━━━ GIVEN DATA

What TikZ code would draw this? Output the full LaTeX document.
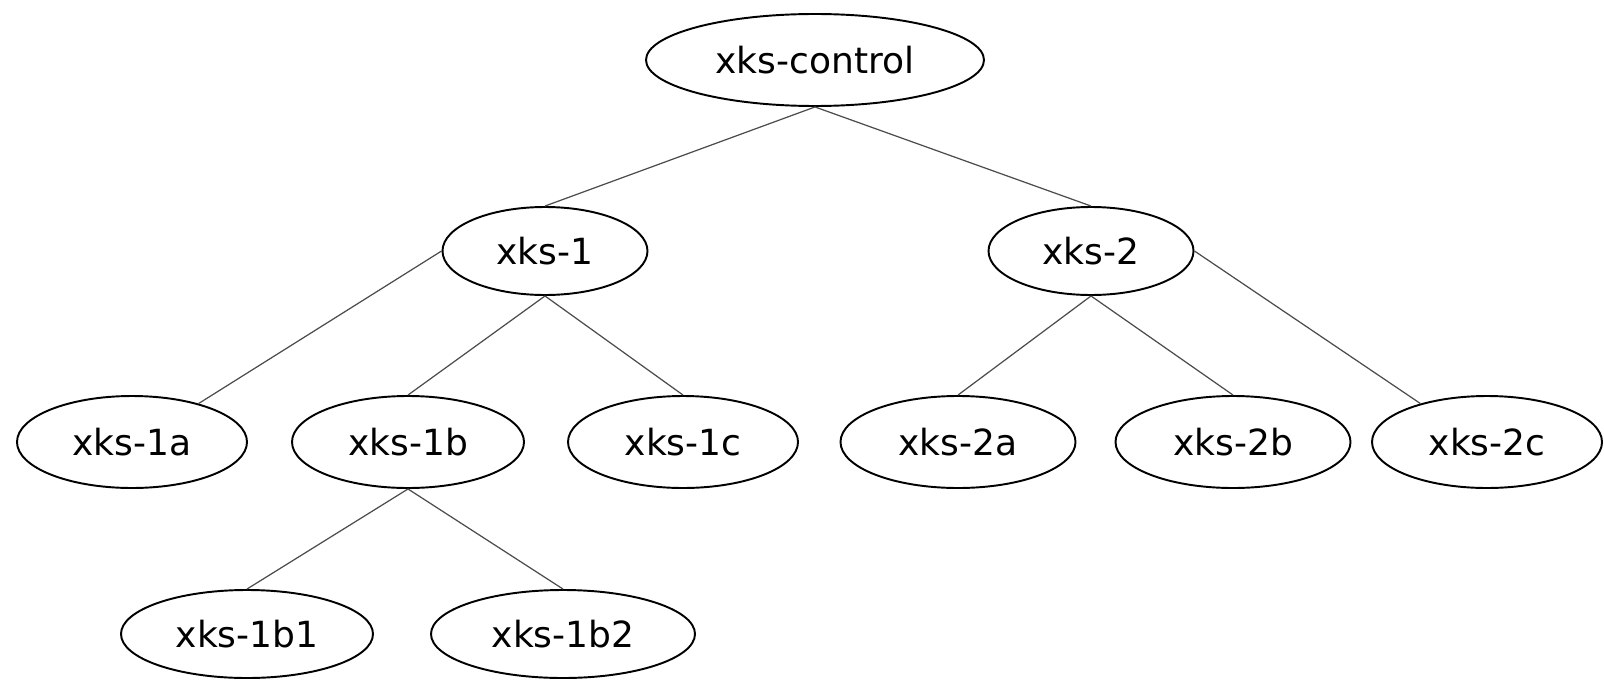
\documentclass[tikz,border=0pt]{standalone}
\usepackage{fontspec}
\setmainfont{DejaVu Sans}
\usetikzlibrary{shapes.geometric}
\begin{document}
\begin{tikzpicture}[x=0.02cm,y=-0.02cm,
  treenode/.style={ellipse,draw=black,line width=1.1pt,inner sep=0pt,
    font=\fontsize{20.5}{24}\selectfont},
  size/.style 2 args={minimum width=#1*0.02cm,minimum height=#2*0.02cm},
  treeedge/.style={draw=black!70,line width=0.7pt}]
  \useasboundingbox (0,0) rectangle (1604,679);
  % nodes
  \node[treenode,size={338}{92}] (ctl) at (815,60) {xks-control};
  \node[treenode,size={205}{88}] (n1) at (545,251) {xks-1};
  \node[treenode,size={205}{88}] (n2) at (1091,251) {xks-2};
  \node[treenode,size={230}{92}] (n1a) at (132,442) {xks-1a};
  \node[treenode,size={232}{92}] (n1b) at (408,442) {xks-1b};
  \node[treenode,size={230}{92}] (n1c) at (683,442) {xks-1c};
  \node[treenode,size={235}{92}] (n2a) at (958,442) {xks-2a};
  \node[treenode,size={235}{92}] (n2b) at (1233,442) {xks-2b};
  \node[treenode,size={230}{92}] (n2c) at (1487,442) {xks-2c};
  \node[treenode,size={252}{88}] (n1b1) at (247,634) {xks-1b1};
  \node[treenode,size={264}{88}] (n1b2) at (563,634) {xks-1b2};
  % edges
  \draw[treeedge] (ctl.south) -- (n1.north);
  \draw[treeedge] (ctl.south) -- (n2.north);
  \draw[treeedge] (n1.west) -- (n1a.30);
  \draw[treeedge] (n1.south) -- (n1b.north);
  \draw[treeedge] (n1.south) -- (n1c.north);
  \draw[treeedge] (n2.south) -- (n2a.north);
  \draw[treeedge] (n2.south) -- (n2b.north);
  \draw[treeedge] (n2.east) -- (n2c.150);
  \draw[treeedge] (n1b.south) -- (n1b1.north);
  \draw[treeedge] (n1b.south) -- (n1b2.north);
\end{tikzpicture}
\end{document}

━━━━━━

> TASK OBJECTIVE
Take the listing above and print it exactly, apart from the pictures.

> RESPONSE TO THIS TASK
What TikZ code would draw this? Output the full LaTeX document.
\documentclass[tikz,border=0pt]{standalone}
\usepackage{fontspec}
\setmainfont{DejaVu Sans}
\usetikzlibrary{shapes.geometric}
\begin{document}
\begin{tikzpicture}[x=0.02cm,y=-0.02cm,
  treenode/.style={ellipse,draw=black,line width=1.1pt,inner sep=0pt,
    font=\fontsize{20.5}{24}\selectfont},
  size/.style 2 args={minimum width=#1*0.02cm,minimum height=#2*0.02cm},
  treeedge/.style={draw=black!70,line width=0.7pt}]
  \useasboundingbox (0,0) rectangle (1604,679);
  % nodes
  \node[treenode,size={338}{92}] (ctl) at (815,60) {xks-control};
  \node[treenode,size={205}{88}] (n1) at (545,251) {xks-1};
  \node[treenode,size={205}{88}] (n2) at (1091,251) {xks-2};
  \node[treenode,size={230}{92}] (n1a) at (132,442) {xks-1a};
  \node[treenode,size={232}{92}] (n1b) at (408,442) {xks-1b};
  \node[treenode,size={230}{92}] (n1c) at (683,442) {xks-1c};
  \node[treenode,size={235}{92}] (n2a) at (958,442) {xks-2a};
  \node[treenode,size={235}{92}] (n2b) at (1233,442) {xks-2b};
  \node[treenode,size={230}{92}] (n2c) at (1487,442) {xks-2c};
  \node[treenode,size={252}{88}] (n1b1) at (247,634) {xks-1b1};
  \node[treenode,size={264}{88}] (n1b2) at (563,634) {xks-1b2};
  % edges
  \draw[treeedge] (ctl.south) -- (n1.north);
  \draw[treeedge] (ctl.south) -- (n2.north);
  \draw[treeedge] (n1.west) -- (n1a.30);
  \draw[treeedge] (n1.south) -- (n1b.north);
  \draw[treeedge] (n1.south) -- (n1c.north);
  \draw[treeedge] (n2.south) -- (n2a.north);
  \draw[treeedge] (n2.south) -- (n2b.north);
  \draw[treeedge] (n2.east) -- (n2c.150);
  \draw[treeedge] (n1b.south) -- (n1b1.north);
  \draw[treeedge] (n1b.south) -- (n1b2.north);
\end{tikzpicture}
\end{document}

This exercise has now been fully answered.